Windpark Noordoostpolder is an onshore and near-shore wind farm in Flevoland, the Netherlands. Upon completion in 2017, it was the largest wind farm in the Netherlands, and as of 2019 it is still one of the largest. Owner-operators are members of the Koepel Windenergie Noordoostpolder, a partnership of more than 100 agricultural entrepreneurs from the North East Polder (Noordoostpolder), and Innogy, a subsidiary of German energy company RWE.

==Planning==
The Netherlands government gave its final approval for the project on 6 January 2011. The following year (8 February 2012), a ruling by the Council of State on an appeal brought before them by opponents of the wind park confirmed the government decision. Construction of access roads began in May 2012, and power grid operator TenneT began in June 2012 with expansion of the 110 kV transport network in order to connect the wind farm. A stone guided dam with a flora and fauna area was constructed, which serves as a shipping lane to safely divert shipping around the wind farm. Subsequently, the construction activity started on shore in 2013 and near shore in 2014.

The wind farm is located along the dikes of the IJsselmeer on the western side of the North East Polder. A total of 86 wind turbines have been erected; 48 are sited near-shore (Siemens, 3 MW) and 38 onshore (Enercon E-126, 7.5 MW), for a combined generating capacity of 429 megawatts. The wind farm produces 1.4 TWh of electricity annually, enough to provide electricity to some 400,000 households. This is roughly the number of households in the two adjacent provinces of Flevoland and Friesland.
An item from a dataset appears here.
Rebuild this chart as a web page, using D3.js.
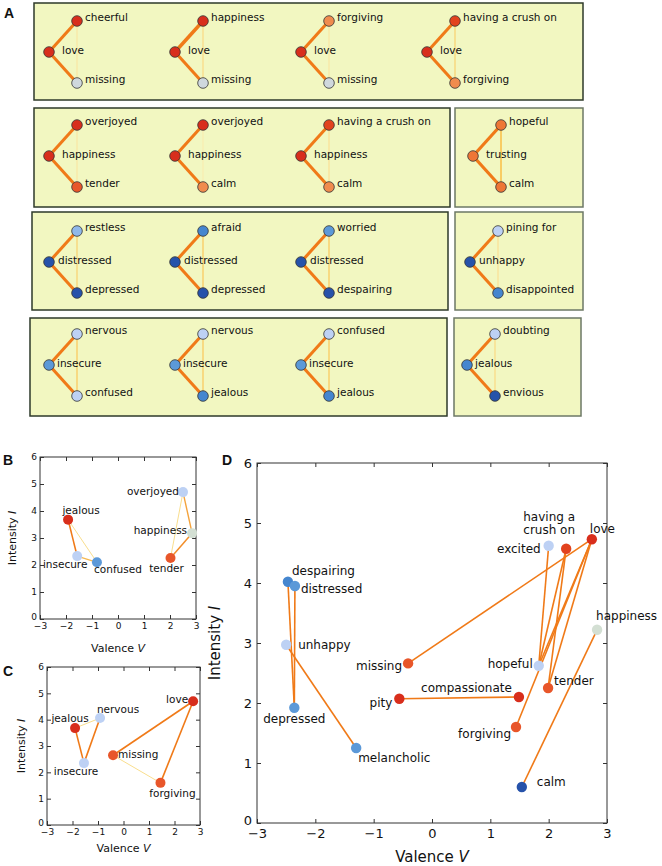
<!DOCTYPE html>
<html>
<head>
<meta charset="utf-8">
<script src="https://cdn.jsdelivr.net/npm/d3@7"></script>
<style>
  body { margin: 0; background: #fff; }
  svg { display: block; }
  text { font-family: "DejaVu Sans", sans-serif; fill: #111; }
  .panel { font-family: "Liberation Sans", Arial, sans-serif; font-weight: bold; }
</style>
</head>
<body>
<svg id="fig" width="662" height="866"></svg>
<script>
// ---------- data ----------
// panel A: one entry per triangle (hub, top, bottom)
const aRow = [0, 0, 0, 0, 1, 1, 1, 1, 2, 2, 2, 2, 3, 3, 3, 3];
const aBox = [0, 0, 0, 0, 0, 0, 0, 1, 0, 0, 0, 1, 0, 0, 0, 1];
const aCol = [0, 1, 2, 3, 0, 1, 2, 0, 0, 1, 2, 0, 0, 1, 2, 0];
const aWords = [
  ["love", "cheerful", "missing"],
  ["love", "happiness", "missing"],
  ["love", "forgiving", "missing"],
  ["love", "having a crush on", "forgiving"],
  ["happiness", "overjoyed", "tender"],
  ["happiness", "overjoyed", "calm"],
  ["happiness", "having a crush on", "calm"],
  ["trusting", "hopeful", "calm"],
  ["distressed", "restless", "depressed"],
  ["distressed", "afraid", "depressed"],
  ["distressed", "worried", "despairing"],
  ["unhappy", "pining for", "disappointed"],
  ["insecure", "nervous", "confused"],
  ["insecure", "nervous", "jealous"],
  ["insecure", "confused", "jealous"],
  ["jealous", "doubting", "envious"]
];
const aTones = [
  ["r", "r", "g"], ["r", "r", "g"], ["r", "o", "g"], ["r", "ro", "o"],
  ["r", "r", "or"], ["r", "r", "o"], ["r", "ro", "o"], ["o2", "o2", "o2"],
  ["db", "lb2", "db"], ["db", "mb2", "db"], ["db", "mb", "db"], ["db", "lb", "mb2"],
  ["mb", "lb", "lb"], ["mb", "lb", "mb2"], ["mb", "lb", "mb2"], ["mb2", "lb", "db"]
];
// link strengths: hub-top, hub-bottom, top-bottom
const aWeights = [
  [0.8, 0.8, 0.1], [0.95, 0.8, 0.2], [0.8, 0.8, 0.1], [0.8, 0.8, 0.25],
  [0.8, 0.8, 0.1], [0.8, 0.8, 0.05], [0.8, 0.8, 0.15], [0.85, 0.85, 0.4],
  [0.8, 0.8, 0.25], [0.8, 0.8, 0.3], [0.8, 0.8, 0.3], [0.8, 0.8, 0.15],
  [0.8, 0.8, 0.3], [0.8, 0.8, 0.3], [0.8, 0.8, 0.3], [0.8, 0.8, 0.2]
];

// panel B
const bWords = ["jealous", "insecure", "confused", "overjoyed", "happiness", "tender"];
const bV = [-1.92, -1.57, -0.81, 2.5, 2.85, 2.02];
const bI = [3.68, 2.33, 2.1, 4.7, 3.18, 2.26];
const bTone = ["r", "lb", "mb", "lb", "gg", "or"];
const bLinks = [
  ["jealous", "insecure", 0.8], ["insecure", "confused", 0.5], ["jealous", "confused", 0.2],
  ["overjoyed", "happiness", 0.6], ["happiness", "tender", 0.7], ["overjoyed", "tender", 0.2]
];

// panel C
const cWords = ["love", "missing", "forgiving", "jealous", "nervous", "insecure"];
const cV = [2.73, -0.41, 1.45, -1.9, -0.92, -1.55];
const cI = [4.7, 2.65, 1.6, 3.68, 4.06, 2.35];
const cTone = ["r", "or", "or", "r", "lb", "lb"];
const cLinks = [
  ["love", "missing", 0.8], ["love", "forgiving", 0.8], ["missing", "forgiving", 0.2],
  ["jealous", "insecure", 0.8], ["nervous", "insecure", 0.8], ["jealous", "nervous", 0.2]
];

// panel D
const dWords = ["despairing", "distressed", "unhappy", "depressed", "melancholic", "missing",
  "pity", "compassionate", "forgiving", "calm", "hopeful", "tender", "happiness", "love",
  "having a crush on", "excited"];
const dV = [-2.47, -2.35, -2.5, -2.36, -1.3, -0.41, -0.56, 1.49, 1.44, 1.54, 1.83, 1.99, 2.83, 2.74, 2.3, 2.0];
const dI = [4.02, 3.95, 2.97, 1.92, 1.25, 2.66, 2.07, 2.1, 1.6, 0.6, 2.62, 2.25, 3.22, 4.73, 4.57, 4.62];
const dTone = ["mb2", "mb", "lb", "mb", "mb", "or", "r", "r", "or", "db", "lb", "or", "gg", "r", "ro", "lb"];
const dLinks = [
  ["despairing", "depressed", 0.8], ["distressed", "depressed", 0.8], ["unhappy", "melancholic", 0.8],
  ["missing", "love", 0.8], ["pity", "compassionate", 0.8], ["forgiving", "love", 0.8],
  ["hopeful", "excited", 0.8], ["hopeful", "having a crush on", 0.8], ["hopeful", "love", 0.8],
  ["tender", "having a crush on", 0.8], ["tender", "love", 0.8], ["calm", "happiness", 0.8]
];

const axisTicks = [-3, -2, -1, 0, 1, 2, 3];
const yTicks = [0, 1, 2, 3, 4, 5, 6];

// ---------- styles ----------
const tone = d3.scaleOrdinal()
  .domain(["r", "ro", "or", "o", "o2", "g", "gg", "lb", "lb2", "mb", "mb2", "db"])
  .range(["#d82e1c", "#e2421e", "#e8562a", "#f08c4e", "#ee7636", "#cfd8dd", "#d3dfd3",
          "#bdd1f4", "#8fb8ea", "#5c99d8", "#4586cf", "#2652aa"]);
const linkColor = d3.scaleLinear().domain([0, 0.4, 0.8]).range(["#f9efb8", "#f8cc62", "#f07a18"]).clamp(true);
const linkWidthA = d3.scaleLinear().domain([0, 1]).range([0.9, 3.6]);
const linkWidthS = d3.scaleLinear().domain([0, 1]).range([0.8, 1.8]);
const fmt = d3.format("d");

const svg = d3.select("#fig");

// ---------- panel A ----------
svg.append("text").attr("class", "panel").attr("x", 4).attr("y", 18).attr("font-size", 14).text("A");

const boxes = [
  { row: 0, box: 0, x0: 34, y0: 3, x1: 583, y1: 100, hub0: 49 },
  { row: 1, box: 0, x0: 34, y0: 108, x1: 450, y1: 207, hub0: 49 },
  { row: 1, box: 1, x0: 455, y0: 108, x1: 583, y1: 207, hub0: 473 },
  { row: 2, box: 0, x0: 32, y0: 212, x1: 448, y1: 310, hub0: 49 },
  { row: 2, box: 1, x0: 455, y0: 212, x1: 583, y1: 310, hub0: 470 },
  { row: 3, box: 0, x0: 30, y0: 318, x1: 447, y1: 416, hub0: 49 },
  { row: 3, box: 1, x0: 454, y0: 318, x1: 581, y1: 416, hub0: 467 }
];
const rowY = d3.scaleOrdinal().domain([0, 1, 2, 3]).range([52, 156, 262, 365]);
const hubLabelDx = d3.scaleOrdinal().domain([0, 1, 2, 3]).range([13, 13, 9, 8]);
const colX = d3.scaleLinear().domain([0, 1]).range([0, 126]);
const roleDx = d3.scaleOrdinal().domain(["hub", "top", "bottom"]).range([0, 28, 28]);
const roleDy = d3.scaleOrdinal().domain(["hub", "top", "bottom"]).range([0, -31, 31]);

const gA = svg.append("g");
gA.selectAll("rect.box").data(boxes).join("rect")
  .attr("x", d => d.x0).attr("y", d => d.y0)
  .attr("width", d => d.x1 - d.x0).attr("height", d => d.y1 - d.y0)
  .attr("fill", "#f2f7c1")
  .attr("stroke", d => d.box === 0 ? "#2e3a2a" : "#6c7866")
  .attr("stroke-width", 1.5);

const tris = aWords.map((w, i) => {
  const b = boxes.find(bx => bx.row === aRow[i] && bx.box === aBox[i]);
  const hx = b.hub0 + colX(aCol[i]);
  const hy = rowY(aRow[i]);
  const nodes = ["hub", "top", "bottom"].map((role, k) => ({
    role, word: w[k], tone: aTones[i][k],
    x: hx + roleDx(role), y: hy + roleDy(role)
  }));
  return { i, row: aRow[i], nodes, weights: aWeights[i] };
});

const triG = gA.selectAll("g.tri").data(tris).join("g");
triG.selectAll("line").data(t => [
  [t.nodes[1], t.nodes[2], t.weights[2]],
  [t.nodes[0], t.nodes[1], t.weights[0]],
  [t.nodes[0], t.nodes[2], t.weights[1]]
]).join("line")
  .attr("x1", d => d[0].x).attr("y1", d => d[0].y)
  .attr("x2", d => d[1].x).attr("y2", d => d[1].y)
  .attr("stroke", d => linkColor(d[2]))
  .attr("stroke-width", d => linkWidthA(d[2]));
triG.selectAll("circle").data(t => t.nodes).join("circle")
  .attr("cx", d => d.x).attr("cy", d => d.y).attr("r", 5.3)
  .attr("fill", d => tone(d.tone)).attr("stroke", "#333").attr("stroke-width", 0.8);
triG.selectAll("text").data(t => t.nodes.map(n => ({ ...n, row: t.row }))).join("text")
  .attr("x", d => d.x + (d.role === "hub" ? hubLabelDx(d.row) : 8))
  .attr("y", d => d.y + (d.role === "hub" ? -2 : -4))
  .attr("dy", "0.35em")
  .attr("font-size", 10.5)
  .text(d => d.word);

// ---------- scatter panels ----------
function scatter(opts) {
  const { words, V, I, tones, links, xr, yr, tickFont, tickPad, xPad, titleFont, labels, r, titleX, titleY, letter } = opts;
  const x = d3.scaleLinear().domain([-3, 3]).range(xr);
  const y = d3.scaleLinear().domain([0, 6]).range(yr);
  const g = svg.append("g");
  const pos = {};
  words.forEach((w, i) => { pos[w] = { x: x(V[i]), y: y(I[i]), tone: tones[i], word: w }; });

  g.append("rect").attr("x", xr[0]).attr("y", yr[1])
    .attr("width", xr[1] - xr[0]).attr("height", yr[0] - yr[1])
    .attr("fill", "none").attr("stroke", "#333").attr("stroke-width", 1);

  const styleAxis = sel => {
    sel.select(".domain").remove();
    sel.selectAll(".tick line").attr("stroke", "#333");
    sel.selectAll(".tick text").attr("font-size", tickFont).attr("fill", "#111")
      .attr("font-family", "DejaVu Sans, sans-serif");
  };
  g.append("g").attr("transform", `translate(0,${yr[0]})`)
    .call(d3.axisBottom(x).tickValues(axisTicks).tickFormat(fmt).tickSizeInner(-4).tickSizeOuter(0).tickPadding(xPad))
    .call(styleAxis);
  g.append("g").attr("transform", `translate(0,${yr[1]})`)
    .call(d3.axisTop(x).tickValues(axisTicks).tickSizeInner(-4).tickSizeOuter(0).tickFormat(""))
    .call(styleAxis);
  const yAxisG = g.append("g").attr("transform", `translate(${xr[0]},0)`)
    .call(d3.axisLeft(y).tickValues(yTicks).tickFormat(fmt).tickSizeInner(-4).tickSizeOuter(0).tickPadding(tickPad))
    .call(styleAxis);
  // lift the "0" a touch so it clears the first x label
  yAxisG.selectAll(".tick").filter(d => d === 0).select("text").attr("dy", "0.1em");
  g.append("g").attr("transform", `translate(${xr[1]},0)`)
    .call(d3.axisRight(y).tickValues(yTicks).tickSizeInner(-4).tickSizeOuter(0).tickFormat(""))
    .call(styleAxis);

  g.selectAll("line.link").data(links).join("line").attr("class", "link")
    .attr("x1", d => pos[d[0]].x).attr("y1", d => pos[d[0]].y)
    .attr("x2", d => pos[d[1]].x).attr("y2", d => pos[d[1]].y)
    .attr("stroke", d => linkColor(d[2]))
    .attr("stroke-width", d => linkWidthS(d[2]));

  g.selectAll("circle").data(words).join("circle")
    .attr("cx", w => pos[w].x).attr("cy", w => pos[w].y).attr("r", r)
    .attr("fill", w => tone(pos[w].tone));

  const lab = g.selectAll("text.lab").data(words).join("text").attr("class", "lab")
    .attr("font-size", opts.labelFont)
    .attr("text-anchor", w => labels[w][0])
    .attr("x", w => pos[w].x + labels[w][1])
    .attr("y", w => pos[w].y + labels[w][2]);
  lab.each(function (w) {
    const t = d3.select(this);
    const lines = labels[w][3] || [w];
    lines.forEach((s, k) => {
      t.append("tspan").attr("x", pos[w].x + labels[w][1])
        .attr("dy", k === 0 ? "0.35em" : "1.08em").text(s);
    });
  });

  const xt = g.append("text").attr("x", (xr[0] + xr[1]) / 2).attr("y", titleY)
    .attr("text-anchor", "middle").attr("dy", "0.35em").attr("font-size", titleFont);
  xt.append("tspan").text("Valence ");
  xt.append("tspan").attr("font-style", "italic").text("V");
  const yt = g.append("text").attr("transform", `translate(${titleX},${(yr[0] + yr[1]) / 2}) rotate(-90)`)
    .attr("text-anchor", "middle").attr("dy", "0.35em").attr("font-size", titleFont);
  yt.append("tspan").text("Intensity ");
  yt.append("tspan").attr("font-style", "italic").text("I");

  svg.append("text").attr("class", "panel").attr("x", letter[0]).attr("y", letter[1])
    .attr("font-size", 14).text(letter[2]);
}

scatter({
  words: bWords, V: bV, I: bI, tones: bTone, links: bLinks,
  xr: [40, 196], yr: [619, 457], tickFont: 9, tickPad: 3, xPad: 4, titleFont: 11, labelFont: 10.5, r: 5,
  titleX: 12, titleY: 648, letter: [3, 465, "B"],
  labels: {
    jealous: ["middle", 13, -9], insecure: ["middle", -12, 8], confused: ["middle", 21, 7],
    overjoyed: ["end", -4, -1], happiness: ["end", -5, -3], tender: ["middle", -4, 10]
  }
});

scatter({
  words: cWords, V: cV, I: cI, tones: cTone, links: cLinks,
  xr: [47, 200], yr: [825, 667], tickFont: 9, tickPad: 3, xPad: 4, titleFont: 11, labelFont: 10.5, r: 5,
  titleX: 21, titleY: 848, letter: [3, 676, "C"],
  labels: {
    love: ["end", -5, -2], nervous: ["middle", 18, -9], jealous: ["middle", -5, -10],
    insecure: ["middle", -8, 8], missing: ["start", 5, -1], forgiving: ["middle", 12, 10]
  }
});

scatter({
  words: dWords, V: dV, I: dI, tones: dTone, links: dLinks,
  xr: [257, 607], yr: [823, 463], tickFont: 13, tickPad: 5, xPad: 6, titleFont: 15, labelFont: 12, r: 5.2,
  titleX: 215, titleY: 857, letter: [222, 465, "D"],
  labels: {
    despairing: ["start", 4, -11], distressed: ["start", 6, 3], unhappy: ["start", 12, 0],
    depressed: ["middle", 0, 11], melancholic: ["start", 2, 10], missing: ["end", -6, 2],
    pity: ["end", -7, 4], compassionate: ["end", -7, -9], forgiving: ["end", -5, 7],
    calm: ["start", 15, -5], hopeful: ["end", -6, -2], tender: ["start", 6, -7],
    happiness: ["start", -1, -14], love: ["start", -2, -10],
    "having a crush on": ["middle", -17, -32, ["having a", "crush on"]],
    excited: ["end", -8, 3]
  }
});
</script>
</body>
</html>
Before the wind park was completed there were 55 older wind turbines in the same area: 50 along the Westermeerdijk and another 5 on and near the Zuidermeerdijk. The new wind farm generates significantly more energy than the previous wind farm, thanks to improved wind turbine technology. One new onshore wind turbine provides as much electricity as the previous 50 Westermeerdijk wind turbines put together. The older wind turbines were dismantled once the new farm was completed.

==Wind farms==

===Westermeerwind===
The Westermeerwind wind farm is a near-shore facility off the coast of the municipality of Noordoostpolder. A total of 48 wind turbines of type Siemens 3.0DD-108 (capacity of 3 MW each) have been placed in water depths of 3–7 meters. The combined capacity of the turbines is 144 MW. Construction of the offshore work began in 2014, with commissioning carried out in two phases in 2015 and 2016.

===NOP Agrowind===
The majority of the onshore wind turbines are operated by NOP Agrowind. There are 26 wind turbines of type Enercon E-126, which have a nominal output of 7.5 MW each. The combined capacity of the turbines is 195 MW. Each turbine is next to the Westermeerdijk (Western Sea Dike) or the Noordermeerdijk (Northern Sea Dike) close to the near-shore turbines. The first turbine was commissioned in August 2014 and the wind farm was completed in 2016.

===Zuidwester===
The Zuidwester wind farm comprises 12 Enercon E-126 turbines with a combined capacity of 90 MW. As in the northern parts of the Noordoostpolder, the turbines are right next to the dike. The operator of the wind farm is RWE. The first turbines were installed in 2015, and Zuidwester came on stream in 2017.